Data shown
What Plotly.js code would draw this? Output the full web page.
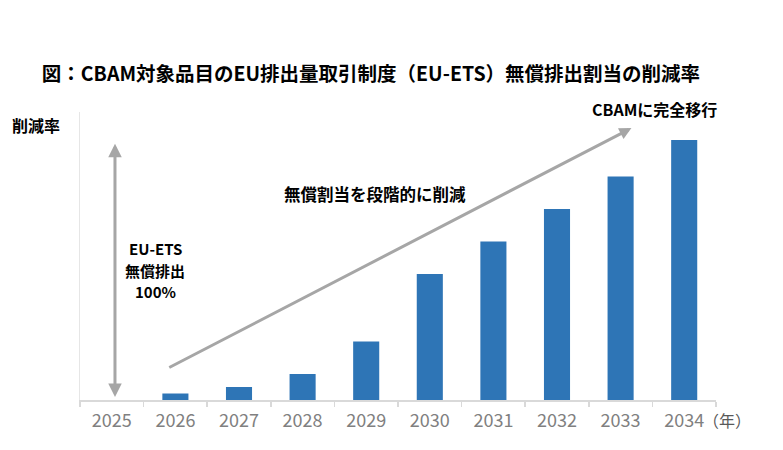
<!DOCTYPE html>
<html>
<head>
<meta charset="utf-8">
<script src="https://cdn.plot.ly/plotly-3.0.1.min.js"></script>
<style>html,body{margin:0;padding:0;background:#fff;}#chart{width:783px;height:450px;}</style>
</head>
<body>
<div id="chart"></div>
<script>
// Data
const years = ['2025','2026','2027','2028','2029','2030','2031','2032','2033','2034'];
const reductionRate = [null, 2.5, 5, 10, 22.5, 48.5, 61, 73.5, 86, 100];

const FONT = '"Noto Sans CJK JP", "Noto Sans", sans-serif';
const TICKFONT = '"Liberation Sans Narrow", "Noto Sans CJK JP", sans-serif';
const GRAY_ARROW = '#a6a6a6';

const trace = {
  type: 'bar',
  x: years,
  y: reductionRate,
  marker: {color: '#2e75b6'},
  width: 0.41,
  hoverinfo: 'x+y'
};

function label(text, xref, yref, x, y, size) {
  return {
    xref: xref, yref: yref, x: x, y: y, xanchor: 'center', yanchor: 'middle',
    text: '<b>' + text + '</b>', showarrow: false,
    font: {family: FONT, size: size, color: '#000'}
  };
}

const layout = {
  width: 783, height: 450,
  margin: {l: 80, r: 67, t: 112, b: 50},
  paper_bgcolor: '#fff', plot_bgcolor: '#fff',
  font: {family: FONT, color: '#000'},
  showlegend: false,
  title: {
    text: '<b>図：CBAM対象品目のEU排出量取引制度（EU-ETS）無償排出割当の削減率</b>',
    font: {family: FONT, size: 19.5, color: '#000'},
    x: 0.4575, xanchor: 'center', xref: 'paper',
    y: 0.836, yanchor: 'middle'
  },
  xaxis: {
    type: 'category',
    range: [-0.5, 9.5],
    showline: true, linecolor: '#d9d9d9', linewidth: 1.5,
    ticks: 'outside', tickson: 'boundaries', ticklen: 5, tickcolor: '#d9d9d9', tickwidth: 1.5,
    ticklabelstandoff: 4,
    tickfont: {family: TICKFONT, size: 18, color: '#808080'},
    showgrid: false, zeroline: false, fixedrange: true
  },
  yaxis: {
    range: [0, 110.8],
    showline: true, linecolor: '#e6e6e6', linewidth: 1.5,
    showticklabels: false, ticks: '', showgrid: false, zeroline: false, fixedrange: true
  },
  annotations: [
    label('削減率', 'paper', 'paper', -0.069, 0.955, 16),
    // vertical double-headed arrow at 2025
    {
      xref: 'x', yref: 'y', axref: 'x', ayref: 'y',
      x: 0.05, y: 1.2, ax: 0.05, ay: 99.2,
      showarrow: true, arrowhead: 2, startarrowhead: 2, arrowside: 'end+start',
      arrowsize: 0.9, startarrowsize: 0.9, arrowwidth: 3, arrowcolor: GRAY_ARROW, text: ''
    },
    label('EU-ETS', 'x', 'y', 0.68, 58.1, 15),
    label('無償排出', 'x', 'y', 0.68, 50.0, 15),
    label('100%', 'x', 'y', 0.68, 41.9, 15),
    // diagonal arrow
    {
      xref: 'x', yref: 'y', axref: 'x', ayref: 'y',
      x: 8.17, y: 104.6, ax: 0.88, ay: 12.2,
      showarrow: true, arrowhead: 2, arrowsize: 0.8, arrowwidth: 3, arrowcolor: GRAY_ARROW, text: ''
    },
    label('無償割当を段階的に削減', 'x', 'y', 4.14, 79.2, 16.5),
    label('CBAMに完全移行', 'paper', 'paper', 0.904, 1.0104, 16),
    {
      xref: 'paper', yref: 'paper', x: 1, y: 0, xanchor: 'left', yanchor: 'top',
      xshift: -15, yshift: -6,
      text: '（年）', showarrow: false,
      font: {family: '"Noto Sans CJK JP", sans-serif', size: 16, color: '#595959'}
    }
  ]
};

Plotly.newPlot('chart', [trace], layout, {displayModeBar: false, staticPlot: true});
</script>
</body>
</html>
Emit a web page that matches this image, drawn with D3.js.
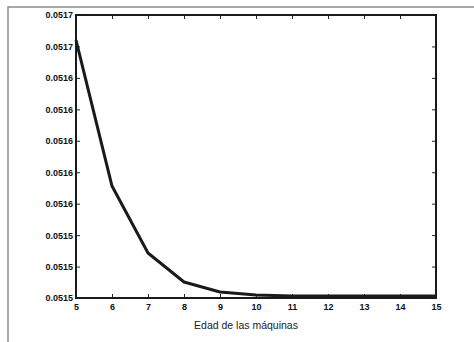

The task
Give every line back word for word and leave the pictures out.

Output for this exercise
What Plotly.js code would draw this? Output the full web page.
<!DOCTYPE html>
<html>
<head>
<meta charset="utf-8">
<script src="https://cdn.plot.ly/plotly-3.0.1.min.js"></script>
<style>html,body{margin:0;padding:0;background:#fff;}#chart{width:783px;height:450px;}</style>
</head>
<body>
<div id="chart"></div>
<script>
// Data
const years = ['2025','2026','2027','2028','2029','2030','2031','2032','2033','2034'];
const reductionRate = [null, 2.5, 5, 10, 22.5, 48.5, 61, 73.5, 86, 100];

const FONT = '"Noto Sans CJK JP", "Noto Sans", sans-serif';
const TICKFONT = '"Liberation Sans Narrow", "Noto Sans CJK JP", sans-serif';
const GRAY_ARROW = '#a6a6a6';

const trace = {
  type: 'bar',
  x: years,
  y: reductionRate,
  marker: {color: '#2e75b6'},
  width: 0.41,
  hoverinfo: 'x+y'
};

function label(text, xref, yref, x, y, size) {
  return {
    xref: xref, yref: yref, x: x, y: y, xanchor: 'center', yanchor: 'middle',
    text: '<b>' + text + '</b>', showarrow: false,
    font: {family: FONT, size: size, color: '#000'}
  };
}

const layout = {
  width: 783, height: 450,
  margin: {l: 80, r: 67, t: 112, b: 50},
  paper_bgcolor: '#fff', plot_bgcolor: '#fff',
  font: {family: FONT, color: '#000'},
  showlegend: false,
  title: {
    text: '<b>図：CBAM対象品目のEU排出量取引制度（EU-ETS）無償排出割当の削減率</b>',
    font: {family: FONT, size: 19.5, color: '#000'},
    x: 0.4575, xanchor: 'center', xref: 'paper',
    y: 0.836, yanchor: 'middle'
  },
  xaxis: {
    type: 'category',
    range: [-0.5, 9.5],
    showline: true, linecolor: '#d9d9d9', linewidth: 1.5,
    ticks: 'outside', tickson: 'boundaries', ticklen: 5, tickcolor: '#d9d9d9', tickwidth: 1.5,
    ticklabelstandoff: 4,
    tickfont: {family: TICKFONT, size: 18, color: '#808080'},
    showgrid: false, zeroline: false, fixedrange: true
  },
  yaxis: {
    range: [0, 110.8],
    showline: true, linecolor: '#e6e6e6', linewidth: 1.5,
    showticklabels: false, ticks: '', showgrid: false, zeroline: false, fixedrange: true
  },
  annotations: [
    label('削減率', 'paper', 'paper', -0.069, 0.955, 16),
    // vertical double-headed arrow at 2025
    {
      xref: 'x', yref: 'y', axref: 'x', ayref: 'y',
      x: 0.05, y: 1.2, ax: 0.05, ay: 99.2,
      showarrow: true, arrowhead: 2, startarrowhead: 2, arrowside: 'end+start',
      arrowsize: 0.9, startarrowsize: 0.9, arrowwidth: 3, arrowcolor: GRAY_ARROW, text: ''
    },
    label('EU-ETS', 'x', 'y', 0.68, 58.1, 15),
    label('無償排出', 'x', 'y', 0.68, 50.0, 15),
    label('100%', 'x', 'y', 0.68, 41.9, 15),
    // diagonal arrow
    {
      xref: 'x', yref: 'y', axref: 'x', ayref: 'y',
      x: 8.17, y: 104.6, ax: 0.88, ay: 12.2,
      showarrow: true, arrowhead: 2, arrowsize: 0.8, arrowwidth: 3, arrowcolor: GRAY_ARROW, text: ''
    },
    label('無償割当を段階的に削減', 'x', 'y', 4.14, 79.2, 16.5),
    label('CBAMに完全移行', 'paper', 'paper', 0.904, 1.0104, 16),
    {
      xref: 'paper', yref: 'paper', x: 1, y: 0, xanchor: 'left', yanchor: 'top',
      xshift: -15, yshift: -6,
      text: '（年）', showarrow: false,
      font: {family: '"Noto Sans CJK JP", sans-serif', size: 16, color: '#595959'}
    }
  ]
};

Plotly.newPlot('chart', [trace], layout, {displayModeBar: false, staticPlot: true});
</script>
</body>
</html>
Emit a web page that matches this image, drawn with D3.js.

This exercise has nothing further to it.